Take the lines from the one with "Write the TikZ code for this diagram." through the one with "(r7) at (937.5,1306.5)", both ends kept, and reproduce them exactly without the pictures.

Provided records ::
- - - - - - -
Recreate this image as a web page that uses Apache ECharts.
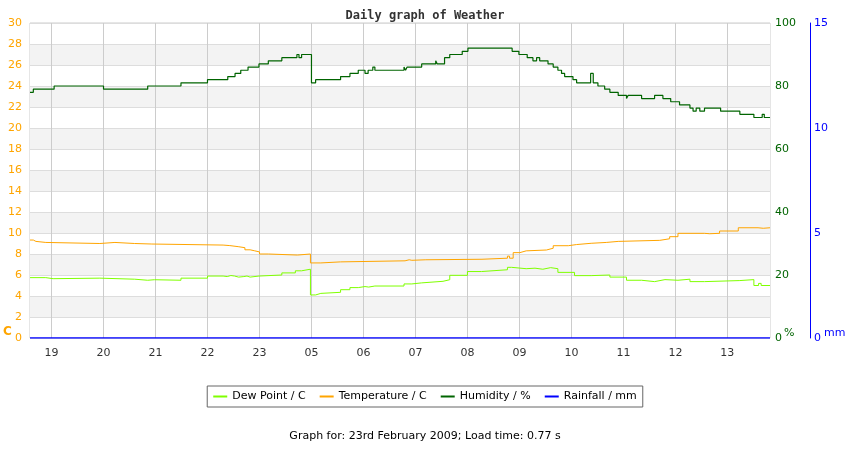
- - - - - - -
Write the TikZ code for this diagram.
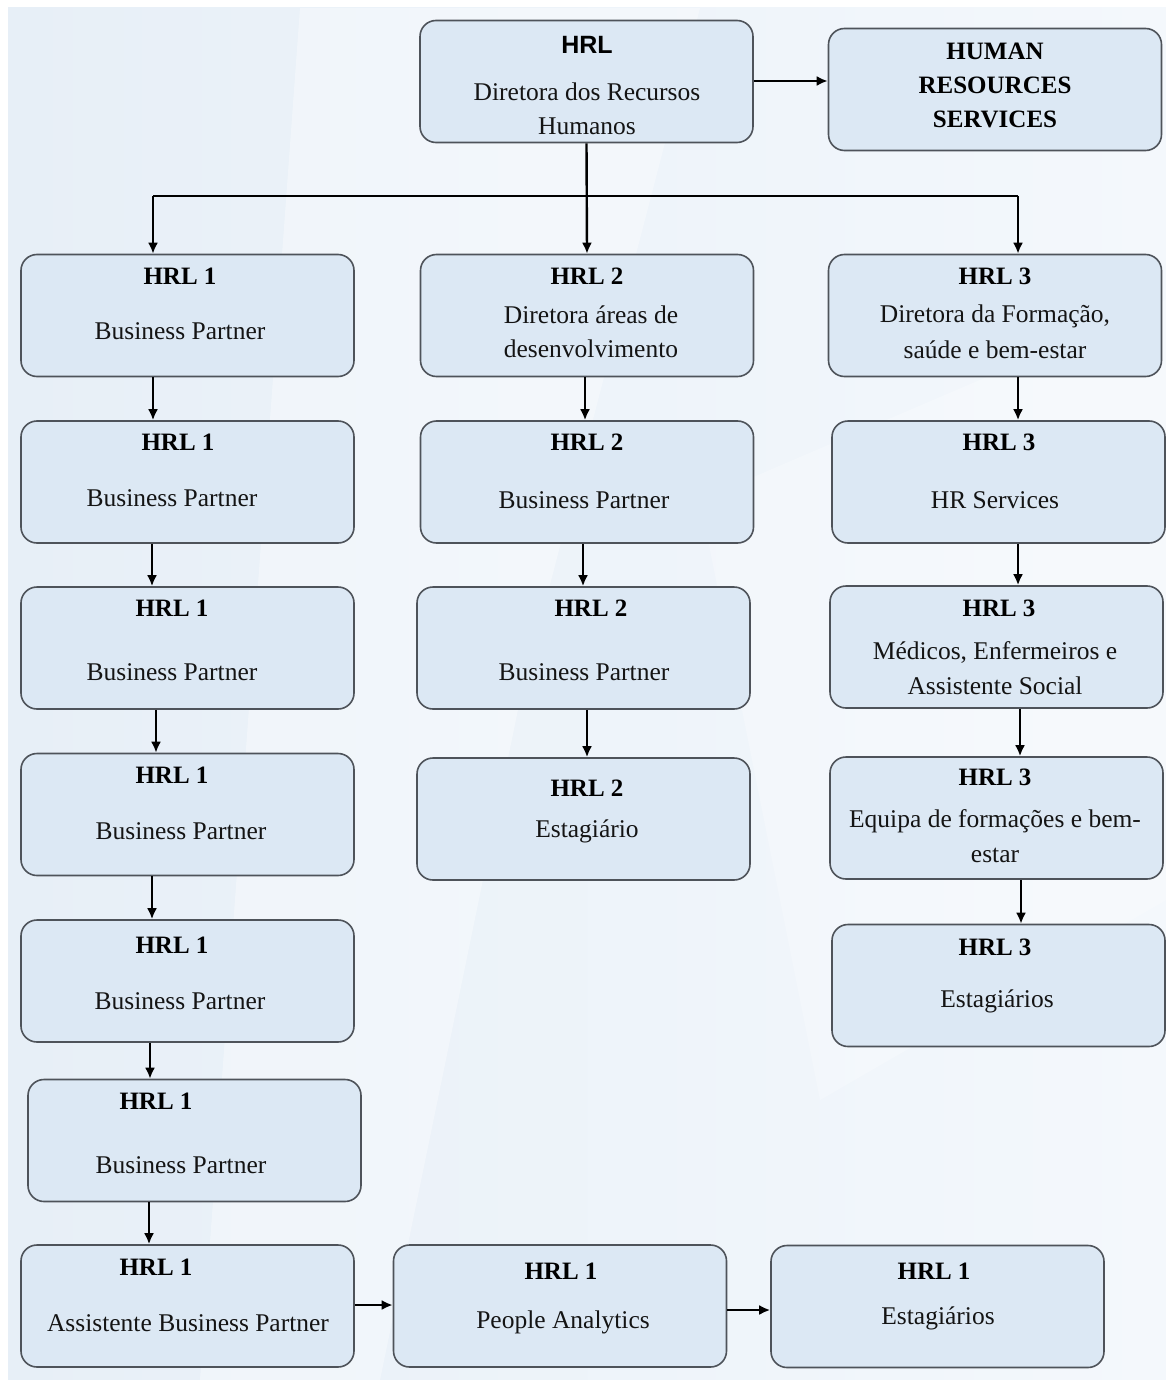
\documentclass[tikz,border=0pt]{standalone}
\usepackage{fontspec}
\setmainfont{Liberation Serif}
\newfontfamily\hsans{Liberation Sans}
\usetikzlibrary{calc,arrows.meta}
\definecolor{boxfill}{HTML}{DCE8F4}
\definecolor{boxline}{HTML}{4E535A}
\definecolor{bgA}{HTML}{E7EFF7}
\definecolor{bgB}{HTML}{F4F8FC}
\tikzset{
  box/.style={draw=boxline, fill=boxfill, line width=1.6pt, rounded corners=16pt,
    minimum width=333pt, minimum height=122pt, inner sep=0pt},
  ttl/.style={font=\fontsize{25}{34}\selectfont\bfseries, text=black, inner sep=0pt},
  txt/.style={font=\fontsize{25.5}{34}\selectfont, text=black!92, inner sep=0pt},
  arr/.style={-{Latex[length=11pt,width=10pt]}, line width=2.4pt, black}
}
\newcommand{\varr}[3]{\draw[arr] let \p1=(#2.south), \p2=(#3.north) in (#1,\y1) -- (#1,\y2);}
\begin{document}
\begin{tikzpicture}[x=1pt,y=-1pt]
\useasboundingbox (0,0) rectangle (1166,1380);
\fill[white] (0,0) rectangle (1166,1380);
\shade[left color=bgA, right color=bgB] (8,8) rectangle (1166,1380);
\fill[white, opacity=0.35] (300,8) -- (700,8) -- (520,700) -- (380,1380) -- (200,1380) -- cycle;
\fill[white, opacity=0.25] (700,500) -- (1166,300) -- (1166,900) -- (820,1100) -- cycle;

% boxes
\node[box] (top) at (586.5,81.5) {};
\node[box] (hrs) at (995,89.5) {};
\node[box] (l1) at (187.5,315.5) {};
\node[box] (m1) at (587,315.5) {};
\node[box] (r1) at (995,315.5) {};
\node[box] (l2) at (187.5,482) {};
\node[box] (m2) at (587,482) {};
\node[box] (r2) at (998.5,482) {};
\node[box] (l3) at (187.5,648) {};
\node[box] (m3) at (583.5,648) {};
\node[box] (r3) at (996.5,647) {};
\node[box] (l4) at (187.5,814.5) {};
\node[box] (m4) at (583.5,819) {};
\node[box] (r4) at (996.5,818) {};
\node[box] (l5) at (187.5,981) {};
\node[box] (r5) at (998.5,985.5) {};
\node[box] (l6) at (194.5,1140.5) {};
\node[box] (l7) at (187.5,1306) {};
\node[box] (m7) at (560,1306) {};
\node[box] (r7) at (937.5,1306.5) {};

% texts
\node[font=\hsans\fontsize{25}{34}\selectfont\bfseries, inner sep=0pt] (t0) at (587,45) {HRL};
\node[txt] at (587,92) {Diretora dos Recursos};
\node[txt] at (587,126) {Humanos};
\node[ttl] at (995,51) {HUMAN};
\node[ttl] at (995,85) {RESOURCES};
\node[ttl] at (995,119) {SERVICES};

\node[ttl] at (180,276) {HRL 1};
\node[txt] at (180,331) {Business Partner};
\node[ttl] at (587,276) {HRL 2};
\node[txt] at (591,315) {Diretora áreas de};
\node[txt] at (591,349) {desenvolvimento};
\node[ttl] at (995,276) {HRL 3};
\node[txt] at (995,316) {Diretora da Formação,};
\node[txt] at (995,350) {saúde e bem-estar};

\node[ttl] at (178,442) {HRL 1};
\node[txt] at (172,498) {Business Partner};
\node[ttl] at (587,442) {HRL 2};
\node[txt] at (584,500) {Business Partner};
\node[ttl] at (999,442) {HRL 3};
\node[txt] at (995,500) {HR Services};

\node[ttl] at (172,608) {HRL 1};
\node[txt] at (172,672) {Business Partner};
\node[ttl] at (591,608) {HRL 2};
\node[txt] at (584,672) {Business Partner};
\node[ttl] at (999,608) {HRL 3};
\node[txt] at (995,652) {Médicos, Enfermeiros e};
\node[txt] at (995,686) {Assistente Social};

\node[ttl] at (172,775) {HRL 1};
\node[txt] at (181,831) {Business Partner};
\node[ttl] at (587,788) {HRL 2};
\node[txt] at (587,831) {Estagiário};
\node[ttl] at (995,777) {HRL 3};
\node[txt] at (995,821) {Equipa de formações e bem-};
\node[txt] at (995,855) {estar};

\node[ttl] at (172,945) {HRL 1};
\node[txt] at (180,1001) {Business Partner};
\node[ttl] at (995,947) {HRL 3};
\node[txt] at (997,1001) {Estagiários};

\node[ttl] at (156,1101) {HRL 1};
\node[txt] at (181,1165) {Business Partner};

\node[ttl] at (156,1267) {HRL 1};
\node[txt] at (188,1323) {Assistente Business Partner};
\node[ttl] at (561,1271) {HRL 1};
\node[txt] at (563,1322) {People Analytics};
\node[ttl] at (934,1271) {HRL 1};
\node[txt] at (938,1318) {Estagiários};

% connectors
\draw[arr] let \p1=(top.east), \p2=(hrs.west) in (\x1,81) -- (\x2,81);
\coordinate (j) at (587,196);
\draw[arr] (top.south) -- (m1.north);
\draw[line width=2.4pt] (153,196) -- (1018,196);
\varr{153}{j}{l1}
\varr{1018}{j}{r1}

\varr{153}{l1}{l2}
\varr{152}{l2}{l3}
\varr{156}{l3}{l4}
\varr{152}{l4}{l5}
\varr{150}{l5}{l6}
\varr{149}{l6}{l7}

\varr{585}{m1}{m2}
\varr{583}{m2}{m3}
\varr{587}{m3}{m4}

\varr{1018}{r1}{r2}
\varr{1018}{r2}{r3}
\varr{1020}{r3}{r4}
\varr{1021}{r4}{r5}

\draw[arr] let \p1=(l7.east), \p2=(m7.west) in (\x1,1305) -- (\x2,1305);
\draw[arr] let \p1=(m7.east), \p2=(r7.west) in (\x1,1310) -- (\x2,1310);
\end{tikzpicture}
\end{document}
- - - - - - -
Output ::
Write the TikZ code for this diagram.
\documentclass[tikz,border=0pt]{standalone}
\usepackage{fontspec}
\setmainfont{Liberation Serif}
\newfontfamily\hsans{Liberation Sans}
\usetikzlibrary{calc,arrows.meta}
\definecolor{boxfill}{HTML}{DCE8F4}
\definecolor{boxline}{HTML}{4E535A}
\definecolor{bgA}{HTML}{E7EFF7}
\definecolor{bgB}{HTML}{F4F8FC}
\tikzset{
  box/.style={draw=boxline, fill=boxfill, line width=1.6pt, rounded corners=16pt,
    minimum width=333pt, minimum height=122pt, inner sep=0pt},
  ttl/.style={font=\fontsize{25}{34}\selectfont\bfseries, text=black, inner sep=0pt},
  txt/.style={font=\fontsize{25.5}{34}\selectfont, text=black!92, inner sep=0pt},
  arr/.style={-{Latex[length=11pt,width=10pt]}, line width=2.4pt, black}
}
\newcommand{\varr}[3]{\draw[arr] let \p1=(#2.south), \p2=(#3.north) in (#1,\y1) -- (#1,\y2);}
\begin{document}
\begin{tikzpicture}[x=1pt,y=-1pt]
\useasboundingbox (0,0) rectangle (1166,1380);
\fill[white] (0,0) rectangle (1166,1380);
\shade[left color=bgA, right color=bgB] (8,8) rectangle (1166,1380);
\fill[white, opacity=0.35] (300,8) -- (700,8) -- (520,700) -- (380,1380) -- (200,1380) -- cycle;
\fill[white, opacity=0.25] (700,500) -- (1166,300) -- (1166,900) -- (820,1100) -- cycle;

% boxes
\node[box] (top) at (586.5,81.5) {};
\node[box] (hrs) at (995,89.5) {};
\node[box] (l1) at (187.5,315.5) {};
\node[box] (m1) at (587,315.5) {};
\node[box] (r1) at (995,315.5) {};
\node[box] (l2) at (187.5,482) {};
\node[box] (m2) at (587,482) {};
\node[box] (r2) at (998.5,482) {};
\node[box] (l3) at (187.5,648) {};
\node[box] (m3) at (583.5,648) {};
\node[box] (r3) at (996.5,647) {};
\node[box] (l4) at (187.5,814.5) {};
\node[box] (m4) at (583.5,819) {};
\node[box] (r4) at (996.5,818) {};
\node[box] (l5) at (187.5,981) {};
\node[box] (r5) at (998.5,985.5) {};
\node[box] (l6) at (194.5,1140.5) {};
\node[box] (l7) at (187.5,1306) {};
\node[box] (m7) at (560,1306) {};
\node[box] (r7) at (937.5,1306.5) {};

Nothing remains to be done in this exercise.